De retour d'une mission de trois jours dans cette région à l'accès très limité, Dominik Stillhart, directeur des opérations du Comité international de la Croix-Rouge (CICR), souligne que la persistance des tensions religieuses dissuade les commerçants musulmans de rouvrir leurs magasins et étals sur les marchés de cette région majoritairement bouddhiste.

Le CICR est l'une des rares organisations humanitaires à avoir été autorisée à livrer de l'aide dans l'Etat Rakhine depuis que l'armée birmane a répondu à une attaque d'insurgés rohingyas le 25 août par une vaste campagne de répression qualifiée de "nettoyage ethnique" par l'Onu.

"La situation dans le nord de l'Etat Rakhine s'est stabilisée, il n'y a que des incidents très sporadiques, mais les tensions entre communautés sont énormes", a raconté Dominik Stillhart devant la presse.

"On ressent à quel point les deux principales communautés ont peur l'une de l'autre. Ce qui m'a surpris, c'est que ce ne sont pas seulement les musulmans qui ont peur, c'est le cas aussi des autres communautés."

DESTRUCTIONS MASSIVES

Le responsable du CICR a pu se rendre dans les trois villes du nord de l'Etat Rakhine dans lesquelles l'agence distribue de la nourriture, de l'eau et d'autres produits de première nécessité à environ 150.000 personnes.

La Croix-Rouge espère pouvoir aider d'ici la fin de l'année les 180.000 Rohingyas qui vivraient encore dans cette région "sensible", sur un total d'environ 300.000 dans l'ensemble de l'Etat, précise Dominik Stillhart.

"Quand on se déplace dans la campagne, on voit que des deux côtés de la route, les villages ont été totalement rasés", témoigne-t-il.

"Cela donne une idée de l'ampleur des destructions. Il y a aussi une impression prégnante d'absence. C'est comme si la vie s'était figée, les gens ne se déplacent pas, les magasins sont fermés (...)"

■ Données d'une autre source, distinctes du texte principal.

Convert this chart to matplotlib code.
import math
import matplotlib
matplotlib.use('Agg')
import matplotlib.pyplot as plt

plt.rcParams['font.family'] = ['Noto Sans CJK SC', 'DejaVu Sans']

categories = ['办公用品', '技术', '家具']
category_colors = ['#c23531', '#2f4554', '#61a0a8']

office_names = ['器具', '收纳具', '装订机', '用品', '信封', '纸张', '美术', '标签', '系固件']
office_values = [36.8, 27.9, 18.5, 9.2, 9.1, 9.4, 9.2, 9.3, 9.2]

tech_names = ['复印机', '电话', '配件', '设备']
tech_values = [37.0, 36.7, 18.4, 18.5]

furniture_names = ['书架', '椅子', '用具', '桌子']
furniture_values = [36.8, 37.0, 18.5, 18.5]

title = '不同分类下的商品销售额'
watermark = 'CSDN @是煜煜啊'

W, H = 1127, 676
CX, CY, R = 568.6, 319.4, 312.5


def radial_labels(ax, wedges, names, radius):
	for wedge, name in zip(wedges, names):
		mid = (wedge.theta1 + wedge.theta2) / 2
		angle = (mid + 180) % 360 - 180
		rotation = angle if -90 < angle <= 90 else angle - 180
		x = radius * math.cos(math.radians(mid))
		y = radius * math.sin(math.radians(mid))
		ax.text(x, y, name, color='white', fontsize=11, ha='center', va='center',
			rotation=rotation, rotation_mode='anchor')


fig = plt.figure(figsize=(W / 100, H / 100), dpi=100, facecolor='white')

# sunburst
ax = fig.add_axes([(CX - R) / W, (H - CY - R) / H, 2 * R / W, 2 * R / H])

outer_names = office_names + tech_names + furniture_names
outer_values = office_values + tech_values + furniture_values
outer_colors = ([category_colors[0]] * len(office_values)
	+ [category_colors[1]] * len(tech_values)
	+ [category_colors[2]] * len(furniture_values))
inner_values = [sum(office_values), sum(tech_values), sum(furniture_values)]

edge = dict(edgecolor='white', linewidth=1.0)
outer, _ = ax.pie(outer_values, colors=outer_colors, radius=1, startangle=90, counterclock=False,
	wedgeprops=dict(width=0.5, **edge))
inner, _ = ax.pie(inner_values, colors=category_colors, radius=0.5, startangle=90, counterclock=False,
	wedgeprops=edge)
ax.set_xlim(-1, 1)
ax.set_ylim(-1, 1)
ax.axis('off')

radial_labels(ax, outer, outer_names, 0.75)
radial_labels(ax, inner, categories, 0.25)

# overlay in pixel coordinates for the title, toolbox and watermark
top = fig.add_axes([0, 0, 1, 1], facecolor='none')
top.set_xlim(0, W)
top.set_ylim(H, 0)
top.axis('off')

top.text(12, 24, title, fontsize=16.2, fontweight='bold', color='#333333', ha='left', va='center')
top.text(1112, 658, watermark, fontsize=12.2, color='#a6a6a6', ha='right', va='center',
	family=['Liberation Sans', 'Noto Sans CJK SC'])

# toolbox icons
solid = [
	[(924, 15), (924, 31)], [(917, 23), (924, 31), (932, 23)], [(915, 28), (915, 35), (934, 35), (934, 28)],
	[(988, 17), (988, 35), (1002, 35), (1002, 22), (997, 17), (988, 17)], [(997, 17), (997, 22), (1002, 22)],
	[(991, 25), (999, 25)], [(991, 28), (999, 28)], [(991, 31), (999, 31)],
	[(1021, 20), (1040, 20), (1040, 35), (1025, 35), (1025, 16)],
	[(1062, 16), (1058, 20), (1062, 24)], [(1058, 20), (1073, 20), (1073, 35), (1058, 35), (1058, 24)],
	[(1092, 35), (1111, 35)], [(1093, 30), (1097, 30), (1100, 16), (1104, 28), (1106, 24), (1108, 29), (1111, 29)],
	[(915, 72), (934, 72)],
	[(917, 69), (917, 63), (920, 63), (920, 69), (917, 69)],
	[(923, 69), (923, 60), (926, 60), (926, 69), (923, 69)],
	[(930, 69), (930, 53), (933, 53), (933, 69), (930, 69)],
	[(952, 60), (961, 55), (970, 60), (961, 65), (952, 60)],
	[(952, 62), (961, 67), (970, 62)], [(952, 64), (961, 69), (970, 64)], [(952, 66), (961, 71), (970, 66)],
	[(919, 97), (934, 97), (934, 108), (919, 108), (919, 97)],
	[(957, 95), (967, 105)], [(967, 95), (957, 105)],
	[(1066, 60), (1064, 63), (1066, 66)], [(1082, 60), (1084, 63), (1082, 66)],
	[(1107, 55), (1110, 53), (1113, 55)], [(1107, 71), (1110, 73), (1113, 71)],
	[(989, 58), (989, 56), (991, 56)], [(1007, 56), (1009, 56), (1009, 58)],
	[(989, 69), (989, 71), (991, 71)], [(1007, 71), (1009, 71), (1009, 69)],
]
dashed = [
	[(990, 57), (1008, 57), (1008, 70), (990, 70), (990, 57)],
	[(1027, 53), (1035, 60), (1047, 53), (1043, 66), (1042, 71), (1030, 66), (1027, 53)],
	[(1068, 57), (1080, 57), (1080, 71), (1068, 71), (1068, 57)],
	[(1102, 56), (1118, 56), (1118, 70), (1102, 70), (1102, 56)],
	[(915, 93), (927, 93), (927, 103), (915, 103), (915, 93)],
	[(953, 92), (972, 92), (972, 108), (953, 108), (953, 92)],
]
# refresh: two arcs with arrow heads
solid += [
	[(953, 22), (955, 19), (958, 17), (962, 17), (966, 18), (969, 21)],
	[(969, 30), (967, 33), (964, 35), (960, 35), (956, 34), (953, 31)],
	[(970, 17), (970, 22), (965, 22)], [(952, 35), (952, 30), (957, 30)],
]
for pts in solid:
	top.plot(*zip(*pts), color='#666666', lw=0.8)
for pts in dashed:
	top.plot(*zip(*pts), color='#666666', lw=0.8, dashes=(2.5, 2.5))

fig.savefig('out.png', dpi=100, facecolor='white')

La principale difficulté à laquelle sont confrontés les Rohingyas aujourd'hui n'est plus tant la violence que "leur capacité très limitée à accéder à leurs moyens de subsistance, comme les champs et les étals sur les marchés", souligne le responsable du CICR.

Malgré la signature le mois dernier d'un accord de rapatriement entre le Bangladesh et la Birmanie, il dit ne pas s'attendre à ce que les réfugiés rentrent de sitôt dans l'Etat Rakhine, que les musulmans continuent à fuir au rythme d'environ 300 par jour, selon les chiffres de l'Onu.